Reputation: 31
Like many othersm I'm getting a Runtime error of Cuda out of memory, but for some reason pytorch has reserved a large amount of it.
RuntimeError: CUDA out of memory. Tried to allocate 2.00 MiB (GPU 0; 6.00 GiB total capacity; 4.31 GiB already allocated; 844.80 KiB free; 4.71 GiB reserved in total by PyTorch)
I've tried the torch.cuda.empy_cache(), but this isn't working either and none of the other CUDA out of memory posts have helped me either.
When I've checked my gpu usage(nvidia-smi) before running my python program, it is plenty free.
Upvotes: 3
Views: 16918
Reputation: 1187
You should find processes by typing,
!ps -aux|grep python
and then when you find the process you should kill it by typing,
!kill -9 652
This will kill process number 652. In your case this will be something else that you want to get rid of.
NOTE: Remember you have to start over your code if you kill some process that you should not have ended. But this is the most easiest and manual way to do it.
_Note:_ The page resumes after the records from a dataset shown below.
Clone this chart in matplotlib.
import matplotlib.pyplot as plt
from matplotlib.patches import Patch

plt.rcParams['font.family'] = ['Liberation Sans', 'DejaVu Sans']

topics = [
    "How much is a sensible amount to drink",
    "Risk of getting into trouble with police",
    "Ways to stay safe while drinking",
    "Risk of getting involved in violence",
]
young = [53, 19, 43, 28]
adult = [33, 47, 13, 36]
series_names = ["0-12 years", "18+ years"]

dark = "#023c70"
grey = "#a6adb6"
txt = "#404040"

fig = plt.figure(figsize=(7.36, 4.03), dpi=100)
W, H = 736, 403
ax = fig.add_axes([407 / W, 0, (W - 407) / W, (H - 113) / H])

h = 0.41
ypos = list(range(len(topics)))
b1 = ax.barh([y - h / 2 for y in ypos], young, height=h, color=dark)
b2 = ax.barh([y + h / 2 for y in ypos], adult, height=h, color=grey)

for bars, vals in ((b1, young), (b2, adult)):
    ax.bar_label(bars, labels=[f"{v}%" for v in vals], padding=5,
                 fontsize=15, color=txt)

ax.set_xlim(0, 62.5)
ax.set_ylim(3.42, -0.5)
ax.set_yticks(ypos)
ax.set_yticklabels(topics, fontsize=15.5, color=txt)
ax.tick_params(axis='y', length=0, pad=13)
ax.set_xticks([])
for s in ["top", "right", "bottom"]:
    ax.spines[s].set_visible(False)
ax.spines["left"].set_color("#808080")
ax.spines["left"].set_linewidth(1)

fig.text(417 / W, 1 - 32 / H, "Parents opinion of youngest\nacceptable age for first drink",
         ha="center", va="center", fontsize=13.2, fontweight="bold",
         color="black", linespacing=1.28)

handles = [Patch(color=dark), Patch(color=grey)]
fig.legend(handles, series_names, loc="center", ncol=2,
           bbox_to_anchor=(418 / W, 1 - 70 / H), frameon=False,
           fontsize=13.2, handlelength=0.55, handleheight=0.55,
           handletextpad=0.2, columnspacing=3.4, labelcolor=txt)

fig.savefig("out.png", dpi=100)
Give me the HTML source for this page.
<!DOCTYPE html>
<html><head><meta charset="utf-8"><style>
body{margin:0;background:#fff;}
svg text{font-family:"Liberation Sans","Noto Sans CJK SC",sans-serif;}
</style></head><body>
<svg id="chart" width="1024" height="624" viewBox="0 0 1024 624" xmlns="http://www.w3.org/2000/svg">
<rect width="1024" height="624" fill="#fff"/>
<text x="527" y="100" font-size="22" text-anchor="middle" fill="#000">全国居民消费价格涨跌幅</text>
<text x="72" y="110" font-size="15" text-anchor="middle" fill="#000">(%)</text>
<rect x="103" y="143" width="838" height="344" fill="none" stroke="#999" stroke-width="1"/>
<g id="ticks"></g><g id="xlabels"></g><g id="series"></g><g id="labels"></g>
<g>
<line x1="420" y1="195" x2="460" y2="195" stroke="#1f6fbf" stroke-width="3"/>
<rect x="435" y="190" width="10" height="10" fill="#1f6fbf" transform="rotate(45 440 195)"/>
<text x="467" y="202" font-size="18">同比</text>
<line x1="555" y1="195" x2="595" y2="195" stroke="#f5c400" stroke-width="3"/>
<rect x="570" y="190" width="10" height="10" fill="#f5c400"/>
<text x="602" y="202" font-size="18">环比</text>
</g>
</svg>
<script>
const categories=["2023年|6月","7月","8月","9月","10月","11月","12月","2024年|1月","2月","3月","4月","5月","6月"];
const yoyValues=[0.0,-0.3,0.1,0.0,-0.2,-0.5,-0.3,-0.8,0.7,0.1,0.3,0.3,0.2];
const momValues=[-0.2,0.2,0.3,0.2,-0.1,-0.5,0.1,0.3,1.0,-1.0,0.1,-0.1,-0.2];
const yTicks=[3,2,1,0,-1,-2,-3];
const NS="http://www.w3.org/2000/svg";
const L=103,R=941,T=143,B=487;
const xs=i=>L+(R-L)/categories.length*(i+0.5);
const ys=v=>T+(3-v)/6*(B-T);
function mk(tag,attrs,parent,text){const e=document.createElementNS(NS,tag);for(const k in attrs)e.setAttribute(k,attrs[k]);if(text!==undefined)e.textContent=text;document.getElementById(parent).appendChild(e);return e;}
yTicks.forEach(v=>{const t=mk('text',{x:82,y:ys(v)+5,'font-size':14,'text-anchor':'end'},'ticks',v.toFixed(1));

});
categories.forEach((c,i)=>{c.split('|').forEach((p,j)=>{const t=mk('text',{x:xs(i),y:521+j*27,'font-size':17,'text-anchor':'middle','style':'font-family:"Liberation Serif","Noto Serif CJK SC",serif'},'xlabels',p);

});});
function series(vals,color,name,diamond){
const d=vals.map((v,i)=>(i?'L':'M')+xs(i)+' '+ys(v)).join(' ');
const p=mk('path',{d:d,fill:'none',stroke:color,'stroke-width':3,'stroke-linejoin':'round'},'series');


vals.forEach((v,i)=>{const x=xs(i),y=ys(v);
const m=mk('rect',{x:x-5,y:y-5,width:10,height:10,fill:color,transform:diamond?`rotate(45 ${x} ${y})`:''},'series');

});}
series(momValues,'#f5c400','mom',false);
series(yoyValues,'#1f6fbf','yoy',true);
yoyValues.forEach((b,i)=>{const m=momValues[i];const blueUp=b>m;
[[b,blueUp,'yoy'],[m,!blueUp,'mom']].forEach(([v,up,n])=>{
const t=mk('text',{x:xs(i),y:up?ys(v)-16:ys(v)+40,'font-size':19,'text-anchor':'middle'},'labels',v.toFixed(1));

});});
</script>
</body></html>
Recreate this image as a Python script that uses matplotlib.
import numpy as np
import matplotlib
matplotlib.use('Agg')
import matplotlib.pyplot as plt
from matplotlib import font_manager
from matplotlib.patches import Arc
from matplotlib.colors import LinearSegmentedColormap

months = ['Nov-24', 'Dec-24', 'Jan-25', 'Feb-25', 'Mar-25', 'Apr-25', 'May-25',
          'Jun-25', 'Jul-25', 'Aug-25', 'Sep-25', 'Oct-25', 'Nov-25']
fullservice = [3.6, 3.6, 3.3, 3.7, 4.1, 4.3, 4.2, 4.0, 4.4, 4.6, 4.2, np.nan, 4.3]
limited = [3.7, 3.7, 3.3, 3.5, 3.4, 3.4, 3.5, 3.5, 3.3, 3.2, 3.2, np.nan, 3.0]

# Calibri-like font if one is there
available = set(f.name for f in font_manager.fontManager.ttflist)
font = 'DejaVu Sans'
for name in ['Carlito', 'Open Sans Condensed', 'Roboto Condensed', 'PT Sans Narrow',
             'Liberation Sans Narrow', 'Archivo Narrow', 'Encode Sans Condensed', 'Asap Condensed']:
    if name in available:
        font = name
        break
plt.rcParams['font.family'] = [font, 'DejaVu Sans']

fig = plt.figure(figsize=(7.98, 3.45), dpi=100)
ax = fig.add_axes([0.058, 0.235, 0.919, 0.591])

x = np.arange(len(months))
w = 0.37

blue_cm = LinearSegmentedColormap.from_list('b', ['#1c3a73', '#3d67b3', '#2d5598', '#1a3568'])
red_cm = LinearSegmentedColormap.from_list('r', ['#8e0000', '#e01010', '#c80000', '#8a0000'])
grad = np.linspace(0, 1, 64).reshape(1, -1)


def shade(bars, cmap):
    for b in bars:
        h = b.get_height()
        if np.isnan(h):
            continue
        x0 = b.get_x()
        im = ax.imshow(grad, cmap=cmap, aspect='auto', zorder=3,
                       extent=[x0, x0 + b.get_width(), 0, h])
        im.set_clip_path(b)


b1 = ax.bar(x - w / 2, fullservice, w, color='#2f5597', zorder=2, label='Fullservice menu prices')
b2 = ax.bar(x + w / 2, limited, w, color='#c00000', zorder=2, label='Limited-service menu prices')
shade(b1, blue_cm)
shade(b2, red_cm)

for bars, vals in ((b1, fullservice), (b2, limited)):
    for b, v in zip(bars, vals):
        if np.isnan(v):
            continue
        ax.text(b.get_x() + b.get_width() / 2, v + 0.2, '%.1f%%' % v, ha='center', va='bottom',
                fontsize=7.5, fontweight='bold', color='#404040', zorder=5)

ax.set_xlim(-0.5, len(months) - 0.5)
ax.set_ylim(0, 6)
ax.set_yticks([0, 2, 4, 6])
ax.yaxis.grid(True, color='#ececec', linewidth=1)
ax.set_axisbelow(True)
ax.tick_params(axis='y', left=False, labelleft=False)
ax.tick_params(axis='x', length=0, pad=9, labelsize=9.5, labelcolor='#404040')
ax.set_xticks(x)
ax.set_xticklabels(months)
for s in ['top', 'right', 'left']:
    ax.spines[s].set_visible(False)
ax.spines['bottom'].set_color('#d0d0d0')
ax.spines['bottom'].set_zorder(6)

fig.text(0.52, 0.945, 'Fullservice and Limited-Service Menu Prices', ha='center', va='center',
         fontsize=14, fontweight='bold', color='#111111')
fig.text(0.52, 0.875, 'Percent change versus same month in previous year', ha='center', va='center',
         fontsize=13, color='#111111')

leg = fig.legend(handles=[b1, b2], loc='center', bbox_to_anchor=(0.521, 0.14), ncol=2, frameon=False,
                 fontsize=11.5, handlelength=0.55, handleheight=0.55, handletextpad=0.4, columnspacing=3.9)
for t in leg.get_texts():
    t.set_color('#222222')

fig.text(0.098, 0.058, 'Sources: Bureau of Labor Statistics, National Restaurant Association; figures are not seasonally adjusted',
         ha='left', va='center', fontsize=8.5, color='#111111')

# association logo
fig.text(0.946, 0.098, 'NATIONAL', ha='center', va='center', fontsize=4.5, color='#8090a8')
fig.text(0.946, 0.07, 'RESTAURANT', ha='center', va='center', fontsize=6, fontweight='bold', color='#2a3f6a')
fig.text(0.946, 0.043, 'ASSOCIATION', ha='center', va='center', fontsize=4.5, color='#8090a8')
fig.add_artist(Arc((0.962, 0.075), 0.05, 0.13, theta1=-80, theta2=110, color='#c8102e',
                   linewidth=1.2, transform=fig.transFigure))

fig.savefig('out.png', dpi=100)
Another Note: Or you can always decrease the batch size, if the problem happens again after successfully emptying the gpu cache.
Upvotes: 0
Reputation: 96
From the given description it seems that the problem is not allocated memory by Pytorch so far before the execution but cuda ran out of memory while allocating the data that means the 4.31GB got already allocated (not cached) but failed to allocate the 2MB last block. Possible solution already worked for me, is to decrease the batch size, hope that helps!
Upvotes: 2